= What the exercise asks =
Return the listing below word for word.

+ + + + +

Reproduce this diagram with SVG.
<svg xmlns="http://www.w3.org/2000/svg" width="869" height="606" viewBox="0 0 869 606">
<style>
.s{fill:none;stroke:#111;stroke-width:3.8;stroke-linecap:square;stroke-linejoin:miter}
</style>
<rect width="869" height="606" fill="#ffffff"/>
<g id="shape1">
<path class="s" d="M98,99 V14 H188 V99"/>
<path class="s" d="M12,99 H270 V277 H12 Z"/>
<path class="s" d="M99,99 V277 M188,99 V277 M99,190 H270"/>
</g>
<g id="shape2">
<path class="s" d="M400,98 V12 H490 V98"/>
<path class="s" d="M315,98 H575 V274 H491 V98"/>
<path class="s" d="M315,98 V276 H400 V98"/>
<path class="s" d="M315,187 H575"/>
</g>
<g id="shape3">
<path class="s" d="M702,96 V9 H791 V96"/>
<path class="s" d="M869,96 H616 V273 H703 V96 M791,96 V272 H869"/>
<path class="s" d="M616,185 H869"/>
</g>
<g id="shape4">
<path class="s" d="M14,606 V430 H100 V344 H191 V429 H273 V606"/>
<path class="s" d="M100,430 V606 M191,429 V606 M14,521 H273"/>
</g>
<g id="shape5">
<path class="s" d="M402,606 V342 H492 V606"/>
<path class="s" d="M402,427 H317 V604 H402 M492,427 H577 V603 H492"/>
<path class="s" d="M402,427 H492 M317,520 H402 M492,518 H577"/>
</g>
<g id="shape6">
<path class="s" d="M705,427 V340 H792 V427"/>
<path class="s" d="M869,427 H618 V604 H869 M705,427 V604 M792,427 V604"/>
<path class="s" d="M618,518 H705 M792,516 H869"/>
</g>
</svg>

+ + + + +

= Reply =
Reproduce this diagram with SVG.
<svg xmlns="http://www.w3.org/2000/svg" width="869" height="606" viewBox="0 0 869 606">
<style>
.s{fill:none;stroke:#111;stroke-width:3.8;stroke-linecap:square;stroke-linejoin:miter}
</style>
<rect width="869" height="606" fill="#ffffff"/>
<g id="shape1">
<path class="s" d="M98,99 V14 H188 V99"/>
<path class="s" d="M12,99 H270 V277 H12 Z"/>
<path class="s" d="M99,99 V277 M188,99 V277 M99,190 H270"/>
</g>
<g id="shape2">
<path class="s" d="M400,98 V12 H490 V98"/>
<path class="s" d="M315,98 H575 V274 H491 V98"/>
<path class="s" d="M315,98 V276 H400 V98"/>
<path class="s" d="M315,187 H575"/>
</g>
<g id="shape3">
<path class="s" d="M702,96 V9 H791 V96"/>
<path class="s" d="M869,96 H616 V273 H703 V96 M791,96 V272 H869"/>
<path class="s" d="M616,185 H869"/>
</g>
<g id="shape4">
<path class="s" d="M14,606 V430 H100 V344 H191 V429 H273 V606"/>
<path class="s" d="M100,430 V606 M191,429 V606 M14,521 H273"/>
</g>
<g id="shape5">
<path class="s" d="M402,606 V342 H492 V606"/>
<path class="s" d="M402,427 H317 V604 H402 M492,427 H577 V603 H492"/>
<path class="s" d="M402,427 H492 M317,520 H402 M492,518 H577"/>
</g>
<g id="shape6">
<path class="s" d="M705,427 V340 H792 V427"/>
<path class="s" d="M869,427 H618 V604 H869 M705,427 V604 M792,427 V604"/>
<path class="s" d="M618,518 H705 M792,516 H869"/>
</g>
</svg>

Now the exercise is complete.